Chronic pediatric conditions better managed at local level
Despite the decline of infectious disease rates in children since the early 20th century, there’s been a rapid rise in chronic health conditions and disabilities over the past 50 years, according to a recent study published this month in Health Affairs.
The rise has been from four primary classes, including asthma, obesity, mental health conditions and neurodevelopmental disorders, wrote James M. Perrin, MD, a professor of pediatrics at Harvard Medical School, and colleagues.
The rates of these conditions, the authors said, grew substantially in the 1980s and 1990s.
“Increasingly, evidence points to genetic bases for these conditions, but genetic drift—changes in the gene pool of reproductive-age adolescents and young adults—alone cannot explain this rapid growth,” Perrin and colleagues wrote.
In 2010, more than 8 percent of children had a health condition that interfered with daily activities. This was an increase of more than 400 percent since 1960 when 1.8 percent of children had a chronic health condition.
The authors contend that genetic susceptibility interacting with environmental factors could be a potential driving force in the rise of these conditions.
Additionally, socioeconomic factors increase a child’s risk for chronic conditions.
“Recent data show that children living at or below the federal poverty level have a one-third increased risk of a chronic health care need,” the team wrote.
Publicly insured children, the authors found, had more chronic conditions that privately insured children (24 percent versus 18 percent, respectively).
“Race has a less straightforward relationship with special health care needs,” the authors wrote. “While some studies report that non-Hispanic white children are most likely to have a chronic health condition, 15 others report higher rates among non-Hispanic black and Hispanic children.”
Perrin and team contend that focusing care in regionalized subspecialty centers for youth with the chronic conditions unrealistic due to the sheer number of affected children—and that the majority of care for these children should take place in the primary care setting.

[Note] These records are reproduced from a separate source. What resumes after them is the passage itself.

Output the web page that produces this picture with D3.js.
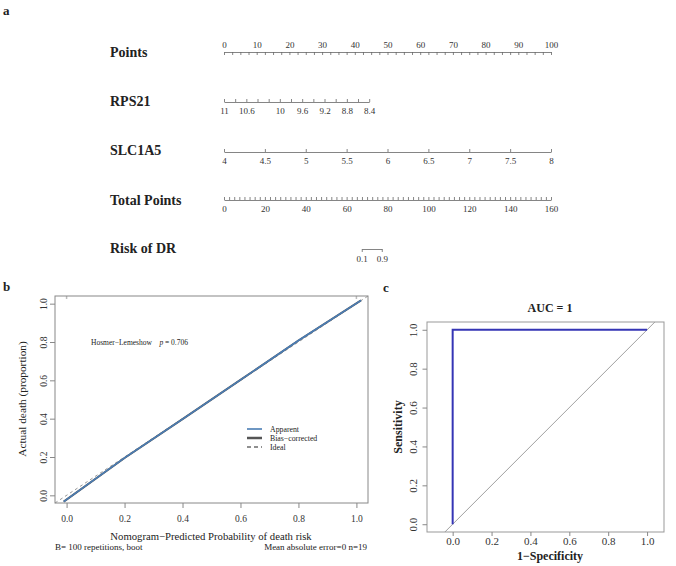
<!DOCTYPE html>
<meta charset="utf-8">
<head>
  <title>Nomogram, calibration and ROC</title>
</head>

<style>
body { margin: 0; background: #fff; }
text {
  font-family: "Liberation Serif", "Times New Roman", serif;
  fill: #222;
}
.lab { font-weight: bold; font-size: 14px; }
.panel { font-weight: bold; font-size: 13px; }
.nomo .tick text { font-size: 9px; fill: #333; }
.nomo path, .nomo line { stroke: #666; stroke-width: 0.8; }
.axb .tick text { font-size: 9.5px; fill: #333; }
.axc .tick text { font-size: 11px; fill: #333; }
.axb line, .axc line { stroke: #888; }
</style>

<body>
  <svg width="676" height="566"></svg>

  <script src="https://d3js.org/d3.v7.min.js"></script>
  <script>
// ---- panel a: nomogram ----
var pointsLabels = [0, 10, 20, 30, 40, 50, 60, 70, 80, 90, 100];
var rps21Ticks = [11, 10.8, 10.6, 10.4, 10.2, 10, 9.8, 9.6, 9.4, 9.2, 9, 8.8, 8.6, 8.4];
var rps21Labels = [11, 10.6, 10, 9.6, 9.2, 8.8, 8.4];
var rps21Points = [0, 44.4];          // points for RPS21 = 11 and 8.4
var slc1a5Labels = [4, 4.5, 5, 5.5, 6, 6.5, 7, 7.5, 8];
var slc1a5Points = [0, 100];          // points for SLC1A5 = 4 and 8
var totalLabels = [0, 20, 40, 60, 80, 100, 120, 140, 160];
var riskLabels = [0.1, 0.9];
var riskTotal = [67.4, 77.2];         // total points where risk = 0.1 / 0.9

// ---- panel b: calibration ----
var apparentX = [-0.01, 0.2, 0.4, 0.6, 0.8, 1.016];
var apparentY = [-0.033, 0.195, 0.398, 0.602, 0.808, 1.017];
var biasX = [-0.01, 0.2, 0.4, 0.6, 0.8, 1.016];
var biasY = [-0.033, 0.195, 0.398, 0.602, 0.808, 1.017];
var idealX = [-0.04, 1.04];
var rugX = [0, 1];
var calTicks = [0, 0.2, 0.4, 0.6, 0.8, 1.0];
var legendNames = ["Apparent", "Bias\u2212corrected", "Ideal"];

// ---- panel c: ROC ----
var rocFpr = [0, 0, 1];
var rocTpr = [0, 1, 1];
var rocTicks = [0, 0.2, 0.4, 0.6, 0.8, 1.0];

var svg = d3.select("svg");
svg.append("rect").attr("width", 676).attr("height", 566).attr("fill", "#fff");

// panel letters
svg.append("text").attr("class", "panel").attr("x", 3).attr("y", 15).text("a");
svg.append("text").attr("class", "panel").attr("x", 3).attr("y", 291).text("b");
svg.append("text").attr("class", "panel").attr("x", 383).attr("y", 292).text("c");

// nomogram
var xPts = d3.scaleLinear().domain([0, 100]).range([224, 551]);
var xTot = d3.scaleLinear().domain([0, 160]).range([224, 551]);
var rpsToPts = d3.scaleLinear().domain([11, 8.4]).range(rps21Points);
var slcToPts = d3.scaleLinear().domain([4, 8]).range(slc1a5Points);
var riskToTot = d3.scaleLinear().domain(riskLabels).range(riskTotal);

var xRps = d3.scaleLinear().domain([11, 8.4]).range([xPts(rpsToPts(11)), xPts(rpsToPts(8.4))]);
var xSlc = d3.scaleLinear().domain([4, 8]).range([xPts(slcToPts(4)), xPts(slcToPts(8))]);
var xRisk = d3.scaleLinear().domain(riskLabels).range([xTot(riskToTot(0.1)), xTot(riskToTot(0.9))]);

function nomoAxis(y, axis, label, labelY) {
  var g = svg.append("g").attr("class", "nomo").attr("transform", "translate(0," + y + ")");
  g.call(axis);
  svg.append("text").attr("class", "lab").attr("x", 110).attr("y", labelY).text(label);
  return g;
}

// Points: labels above, ticks down
var gp = nomoAxis(52, d3.axisTop(xPts).tickValues(d3.range(0, 100.1, 2.5)).tickSizeInner(-3).tickSizeOuter(0).tickFormat(""), "Points", 57);
gp.append("g").call(d3.axisTop(xPts).tickValues(pointsLabels).tickSize(0).tickPadding(4).tickFormat(d3.format("d")))
  .select(".domain").remove();

// RPS21: labels below, ticks up
var gr = nomoAxis(102, d3.axisBottom(xRps).tickValues(rps21Ticks).tickSizeInner(-3).tickSizeOuter(0).tickFormat(""), "RPS21", 106);
gr.append("g").call(d3.axisBottom(xRps).tickValues(rps21Labels).tickSize(0).tickPadding(6).tickFormat(d3.format("")))
  .select(".domain").remove();

// SLC1A5
nomoAxis(152, d3.axisBottom(xSlc).tickValues(slc1a5Labels).tickSizeInner(-3).tickSizeOuter(0).tickPadding(6).tickFormat(d3.format("")), "SLC1A5", 155);

// Total Points
var gt = nomoAxis(200, d3.axisBottom(xTot).tickValues(d3.range(0, 160.1, 2.5)).tickSizeInner(-3).tickSizeOuter(0).tickFormat(""), "Total Points", 205);
gt.append("g").call(d3.axisBottom(xTot).tickValues(totalLabels).tickSize(0).tickPadding(6).tickFormat(d3.format("d")))
  .select(".domain").remove();

// Risk of DR: ticks down
nomoAxis(249, d3.axisBottom(xRisk).tickValues(riskLabels).tickSizeInner(3).tickSizeOuter(0).tickPadding(4).tickFormat(d3.format(".1f")), "Risk of DR", 253);

// ---- panel b ----
var xB = d3.scaleLinear().domain([-0.04, 1.04]).range([55, 368]);
var yB = d3.scaleLinear().domain([-0.04, 1.04]).range([503, 296]);
var gb = svg.append("g");

var line = d3.line().x(function(d) { return xB(d[0]); }).y(function(d) { return yB(d[1]); });

gb.append("path").datum(idealX.map(function(v) { return [v, v]; }))
  .attr("d", line).attr("fill", "none").attr("stroke", "#999").attr("stroke-width", 1)
  .attr("stroke-dasharray", "3,3");
gb.append("path").datum(biasX.map(function(v, i) { return [v, biasY[i]]; }))
  .attr("d", line).attr("fill", "none").attr("stroke", "#555").attr("stroke-width", 2);
gb.append("path").datum(apparentX.map(function(v, i) { return [v, apparentY[i]]; }))
  .attr("d", line).attr("fill", "none").attr("stroke", "#4a7db5").attr("stroke-width", 1.6);

gb.selectAll(".rug").data(rugX).enter().append("line")
  .attr("x1", function(d) { return xB(d); }).attr("x2", function(d) { return xB(d); })
  .attr("y1", 296).attr("y2", 299).attr("stroke", "#bbb").attr("stroke-width", 1.5);

gb.append("rect").attr("x", 55).attr("y", 296).attr("width", 313).attr("height", 207)
  .attr("fill", "none").attr("stroke", "#888").attr("stroke-width", 1);

var axbx = gb.append("g").attr("class", "axb").attr("transform", "translate(0,503)")
  .call(d3.axisBottom(xB).tickValues(calTicks).tickSize(5).tickPadding(7).tickFormat(d3.format(".1f")));
axbx.select(".domain").remove();
var axby = gb.append("g").attr("class", "axb").attr("transform", "translate(55,0)")
  .call(d3.axisLeft(yB).tickValues(calTicks).tickSize(5).tickFormat(d3.format(".1f")));
axby.select(".domain").remove();
axby.selectAll(".tick text").attr("transform", "rotate(-90)").attr("x", 0).attr("y", -8.5)
  .attr("dy", 0).attr("text-anchor", "middle");

gb.append("text").attr("x", 211).attr("y", 540).attr("text-anchor", "middle")
  .style("font-size", "10.7px").text("Nomogram\u2212Predicted Probability of death risk");
gb.append("text").attr("transform", "translate(26,399) rotate(-90)").attr("text-anchor", "middle")
  .style("font-size", "11.3px").text("Actual death (proportion)");
gb.append("text").attr("x", 55).attr("y", 550).style("font-size", "9px").text("B= 100 repetitions, boot");
gb.append("text").attr("x", 367).attr("y", 550).attr("text-anchor", "end").style("font-size", "9px")
  .text("Mean absolute error=0 n=19");

var hl = gb.append("text").attr("x", 91).attr("y", 345).style("font-size", "7.5px");
hl.append("tspan").text("Hosmer\u2212Lemeshow\u00a0\u00a0\u00a0\u00a0");
hl.append("tspan").style("font-style", "italic").text("p");
hl.append("tspan").text(" = 0.706");

var legStyles = [
  { stroke: "#4a7db5", width: 1.6, dash: null },
  { stroke: "#555", width: 2.5, dash: null },
  { stroke: "#222", width: 1.2, dash: "4,3" }
];
var leg = gb.selectAll(".leg").data(legendNames).enter().append("g")
  .attr("transform", function(d, i) { return "translate(247," + (429 + i * 9) + ")"; });
leg.append("line").attr("x1", 0).attr("x2", 15).attr("y1", 0).attr("y2", 0)
  .attr("stroke", function(d, i) { return legStyles[i].stroke; })
  .attr("stroke-width", function(d, i) { return legStyles[i].width; })
  .attr("stroke-dasharray", function(d, i) { return legStyles[i].dash; });
leg.append("text").attr("x", 23).attr("y", 2.7).style("font-size", "7.8px").text(function(d) { return d; });

// ---- panel c ----
var xC = d3.scaleLinear().domain([-0.132, 1.087]).range([427, 664]);
var yC = d3.scaleLinear().domain([-0.04, 1.04]).range([532, 322]);
var gc = svg.append("g");
var lineC = d3.line().x(function(d) { return xC(d[0]); }).y(function(d) { return yC(d[1]); });

gc.append("path").datum([[-0.04, -0.04], [1.04, 1.04]]).attr("d", lineC)
  .attr("fill", "none").attr("stroke", "#888").attr("stroke-width", 0.8);
gc.append("path").datum(rocFpr.map(function(v, i) { return [v, rocTpr[i]]; })).attr("d", lineC)
  .attr("fill", "none").attr("stroke", "#3535b5").attr("stroke-width", 2);

gc.append("rect").attr("x", 427).attr("y", 322).attr("width", 237).attr("height", 210)
  .attr("fill", "none").attr("stroke", "#999").attr("stroke-width", 1);

var axcx = gc.append("g").attr("class", "axc").attr("transform", "translate(0,532)")
  .call(d3.axisBottom(xC).tickValues(rocTicks).tickSize(4).tickPadding(1).tickFormat(d3.format(".1f")));
axcx.select(".domain").remove();
var axcy = gc.append("g").attr("class", "axc").attr("transform", "translate(427,0)")
  .call(d3.axisLeft(yC).tickValues(rocTicks).tickSize(4.5).tickFormat(d3.format(".1f")));
axcy.select(".domain").remove();
axcy.selectAll(".tick text").attr("transform", "rotate(-90)").attr("x", 0).attr("y", -10.3)
  .attr("dy", 0).attr("text-anchor", "middle");

gc.append("text").attr("x", 550).attr("y", 312).attr("text-anchor", "middle")
  .style("font-size", "12px").style("font-weight", "bold").text("AUC = 1");
gc.append("text").attr("x", 550).attr("y", 560).attr("text-anchor", "middle")
  .style("font-size", "12px").style("font-weight", "bold").text("1\u2212Specificity");
gc.append("text").attr("transform", "translate(402,427) rotate(-90)").attr("text-anchor", "middle")
  .style("font-size", "12px").style("font-weight", "bold").text("Sensitivity");
  </script>
</body>
</html>
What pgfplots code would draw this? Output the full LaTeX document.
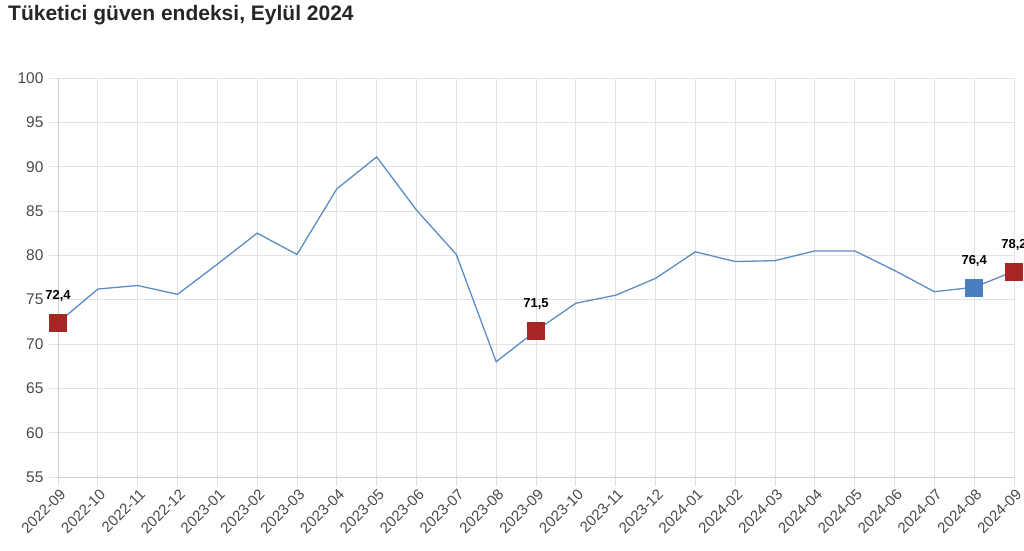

Recent innovations in the primary care setting make decentralizing the management of these chronic conditions more realistic, including co-locating other health care specialists within a primary practice, medical home programs and new and emerging technologies that focus on mobile devices and web-based technologies that add to a provider’s ability to deliver care for chronic conditions.
“The differential epidemiology in these groups of conditions calls for a system of regionalized care for rare, complex conditions, based mainly in pediatric hospitals, and decentralized care for the common conditions, with the bulk of care delivered and received in primary care settings,” the authors wrote.